Las llamadas particiones de Polonia constituyen un episodio relativamente conocido de la Historia de la Europa centro-oriental pues, entre otras cosas, sirve para ilustrar el ataque de las potencias «reaccionarias» contra la que se considera la primera constitución moderna de Europa (1791) o para hacer de Polonia el símbolo del sufrimiento infligido a un Continente por los totalitarismos (Pacto Molotov-von Ribbentrop).
Ese tratamiento tan considerado y atento dispensado a Polonia, ha sido negado, sin embargo, a naciones como Ucrania; así, si, desde el S. XIX, el nacionalismo polaco ha gozado de la simpatía de los intelectuales occidentales, a la nación ucraniana se le ha llegado a negar su misma existencia: Ucrania se convierte, de este modo, en una paria en Europa, a ka que se le niega su condición de nación y, en consecuencia, un territorio que puede ser troceado sin miramientos.
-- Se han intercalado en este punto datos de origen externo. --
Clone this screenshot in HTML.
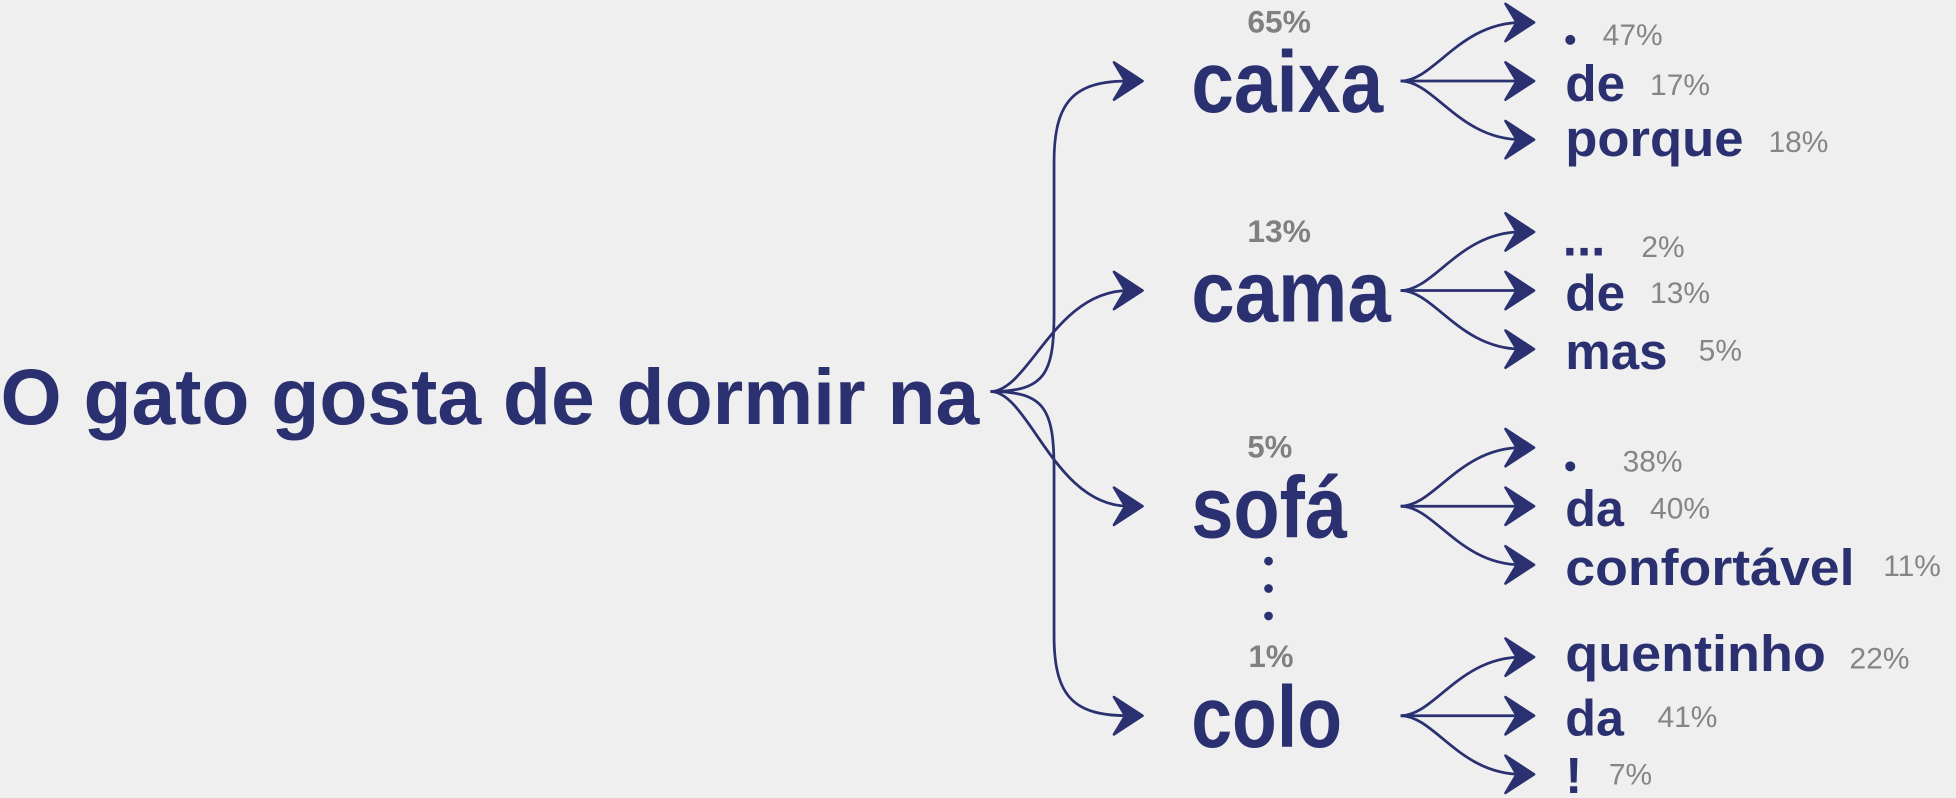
<!DOCTYPE html>
<html><head><meta charset="utf-8"><style>
html,body{margin:0;padding:0;background:#efefef;}
svg{display:block;}
.b{font-family:"Liberation Sans",sans-serif;font-weight:bold;fill:#2b3070;}
.p{font-family:"Liberation Sans",sans-serif;fill:#858585;}
.pb{font-family:"Liberation Sans",sans-serif;font-weight:bold;fill:#808080;}
</style></head><body>
<svg width="1956" height="798" viewBox="0 0 1568 640" xmlns="http://www.w3.org/2000/svg">
<rect width="1568" height="640" fill="#efefef"/>
<g fill="none" stroke="#2b3070" stroke-width="2.2">
<path d="M794,314 C838,314 845,300 845,250 L845,130 C845,80 862,65 905,65"/>
<path d="M794,314 C825,314 845,233 905,233"/>
<path d="M794,314 C825,314 845,406 905,406"/>
<path d="M794,314 C838,314 845,328 845,378 L845,510 C845,560 862,574 905,574"/>
</g>
<g fill="none" stroke="#2b3070" stroke-width="2.2">
<path d="M1123,65 C1150,65 1170,18 1220,18"/><path d="M1123,65 L1220,65"/><path d="M1123,65 C1150,65 1170,112 1220,112"/>
<path d="M1123,233 C1150,233 1170,186 1220,186"/><path d="M1123,233 L1220,233"/><path d="M1123,233 C1150,233 1170,280 1220,280"/>
<path d="M1123,406 C1150,406 1170,359 1220,359"/><path d="M1123,406 L1220,406"/><path d="M1123,406 C1150,406 1170,453 1220,453"/>
<path d="M1123,574 C1150,574 1170,527 1220,527"/><path d="M1123,574 L1220,574"/><path d="M1123,574 C1150,574 1170,621 1220,621"/>
</g>
<g fill="#2b3070" stroke="#2b3070" stroke-width="2" stroke-linejoin="round">
<polygon points="893,50 916,65 893,80 902,65"/>
<polygon points="893,218 916,233 893,248 902,233"/>
<polygon points="893,391 916,406 893,421 902,406"/>
<polygon points="893,559 916,574 893,589 902,574"/>
<polygon points="1207,3 1230,18 1207,33 1216,18"/>
<polygon points="1207,50 1230,65 1207,80 1216,65"/>
<polygon points="1207,97 1230,112 1207,127 1216,112"/>
<polygon points="1207,171 1230,186 1207,201 1216,186"/>
<polygon points="1207,218 1230,233 1207,248 1216,233"/>
<polygon points="1207,265 1230,280 1207,295 1216,280"/>
<polygon points="1207,344 1230,359 1207,374 1216,359"/>
<polygon points="1207,391 1230,406 1207,421 1216,406"/>
<polygon points="1207,438 1230,453 1207,468 1216,453"/>
<polygon points="1207,512 1230,527 1207,542 1216,527"/>
<polygon points="1207,559 1230,574 1207,589 1216,574"/>
<polygon points="1207,606 1230,621 1207,636 1216,621"/>
</g>
<text class="b" x="0" y="340" font-size="63" textLength="785" lengthAdjust="spacingAndGlyphs">O gato gosta de dormir na</text>
<text class="b" x="955" y="90" font-size="70" textLength="154" lengthAdjust="spacingAndGlyphs">caixa</text>
<text class="b" x="955" y="258" font-size="70" textLength="160" lengthAdjust="spacingAndGlyphs">cama</text>
<text class="b" x="955" y="431" font-size="70" textLength="125" lengthAdjust="spacingAndGlyphs">sofá</text>
<text class="b" x="955" y="599" font-size="70" textLength="121" lengthAdjust="spacingAndGlyphs">colo</text>
<text class="pb" x="1000" y="26" font-size="25" textLength="51" lengthAdjust="spacingAndGlyphs">65%</text>
<text class="pb" x="1000" y="194" font-size="25" textLength="51" lengthAdjust="spacingAndGlyphs">13%</text>
<text class="pb" x="1000" y="367" font-size="25" textLength="36" lengthAdjust="spacingAndGlyphs">5%</text>
<text class="pb" x="1001" y="535" font-size="25" textLength="36" lengthAdjust="spacingAndGlyphs">1%</text>
<g fill="#2b3070"><circle cx="1017" cy="450" r="3.5"/><circle cx="1017" cy="472" r="3.5"/><circle cx="1017" cy="494" r="3.5"/><circle cx="1259" cy="32" r="4"/><circle cx="1259" cy="374" r="4"/></g>
<g class="b" font-size="41">
<text x="1255" y="81" textLength="48" lengthAdjust="spacingAndGlyphs">de</text>
<text x="1255" y="125" textLength="143" lengthAdjust="spacingAndGlyphs">porque</text>
<text x="1253" y="205">...</text>
<text x="1255" y="249" textLength="48" lengthAdjust="spacingAndGlyphs">de</text>
<text x="1255" y="296" textLength="82" lengthAdjust="spacingAndGlyphs">mas</text>
<text x="1255" y="422" textLength="47" lengthAdjust="spacingAndGlyphs">da</text>
<text x="1255" y="469" textLength="232" lengthAdjust="spacingAndGlyphs">confortável</text>
<text x="1255" y="538" textLength="209" lengthAdjust="spacingAndGlyphs">quentinho</text>
<text x="1255" y="590" textLength="47" lengthAdjust="spacingAndGlyphs">da</text>
<text x="1255" y="636">!</text>
</g>
<g class="p" font-size="24">
<text x="1285" y="36">47%</text>
<text x="1323" y="76">17%</text>
<text x="1418" y="122">18%</text>
<text x="1316" y="206">2%</text>
<text x="1323" y="243">13%</text>
<text x="1362" y="289">5%</text>
<text x="1301" y="378">38%</text>
<text x="1323" y="416">40%</text>
<text x="1510" y="462">11%</text>
<text x="1483" y="536">22%</text>
<text x="1329" y="583">41%</text>
<text x="1290" y="629">7%</text>
</g>
</svg>
</body></html>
Los que consideran que esta nación no es más que una entelequia, esgrimen la misma etimología del topónimo Ucrania (del lituano, frontera) como argumento para negarle su derecho a existir. Desde luego, las fronteras de Ucrania han sido terriblemente fluidas y permeables, pero, aparte de la brillante historia de la Rus de Kiev, en el S. XVII asistimos a serios intentos de hacer de Ucrania un territorio autónomo y bien diferenciado, tanto de Polonia, como de Rusia o del Imperio otomano: cuando Bogdán M. Jmelnitski suscribe el primer tratado de Pereyáslav (1654), está buscando la protección de Rusia, no la sumisión del Hetmanato, del mismo modo que, los atamanes que suscriben con la Mancomunidad polaco-lituana el Tratato de Hadiach (1658), buscan crear una Mancomunidad polaco-lituano-rutena en la que esta última tendría un estatus equivalente al de los otros dos territorios. Decir, por último, que el segundo tratado de Pereyáslav (1659), suscrito por Yuri, el hijo de Jmelnitski, inicia el declive y la sumisión del Hetmanato que el reinado de Catalina II consumaría.
Observamos, no obstante, que los grandes atamanes cosacos que protagonizan el S. XVII, no hacen sino buscar la protección de las potencias vecinas, mas no para quedar sometidos a estas, sino para asegurar su independencia y su futuro.
Sin embargo, los tratados de Andrusovo (1667) y de la Paz Eterna (1686) consagrarán la división de Ucrania entre las potencias vecinas, en un proceso que recordaría las futuras Particiones de Polonia (la primera de las cuales se llevó a cabo en 1772). Por tanto, si las sucesivas reparticiones de los territorios pertenecientes a la Mancomunidad polaco-lituana son juzgadas como una injusticia histórica, producto de los abusos perpetrados por las potencias vecinas, ¿por qué no juzgar los tratados de Andrusovo y de la Paz Eterna de la misma forma, aunque tengan como víctima, en este caso, a Ucrania?
Tras las Particiones de Polonia, Ucrania se mantiene dividida entre rusos y austriacos, hasta que, durante el convulso final de la Primera Guerra Mundial, las Ucranias vuelvan a reunirse, concretamente, en enero de 1919, a través de la firma del Acta de Unificación por parte de los representantes de la República Popular de la Ucrania Occidental y de la República Popular ucraniana… Los avatares de la guerra que les enfrentan a polacos y rusos, sin embargo, tendrán como consecuencia un nuevo reparto de Ucrania, en este caso, la Polonia surgida de la I GM y la recién nacida URRS, repartición sancionada por la Paz de Riga (18 de marzo de 1921).
En las últimas décadas, la sufriente nación ucraniana, parece abocada a seguir padeciendo la codicia y los intereses egoístas de las potencias vecinas, pues, tras la Declaración de Independencia de 1991, asistimos, 25 años después, a un nuevo despedazamiento de la nación ucraniana, producto de acuerdos suscritos bajo la coacción de una invasión militar, en este caso, de su vecino ruso, y de las presiones ejercidas por sus egoístas vecinos europeos occidentales.
Andrusovo, Paz Eterna, Paz de Riga, Minsk… acuerdos, todos ellos, impuestos a Ucrania por la fuerza de las armas, de la intolerable presión ejercida por las potencias mundiales del momento, en base a intereses ajenos a la nación ucraniana y que suelen constituir puntos de partida de procesos que consagran la división y, en consecuencia, la debilidad y la sumisión de todo un pueblo.
Tras Maydan, son los propios ucranianos los que tienen en su mano la capacidad para oponer la dignidad a la resignación y su voluntad a la coacción. Esperemos que sepan encontrar el camino.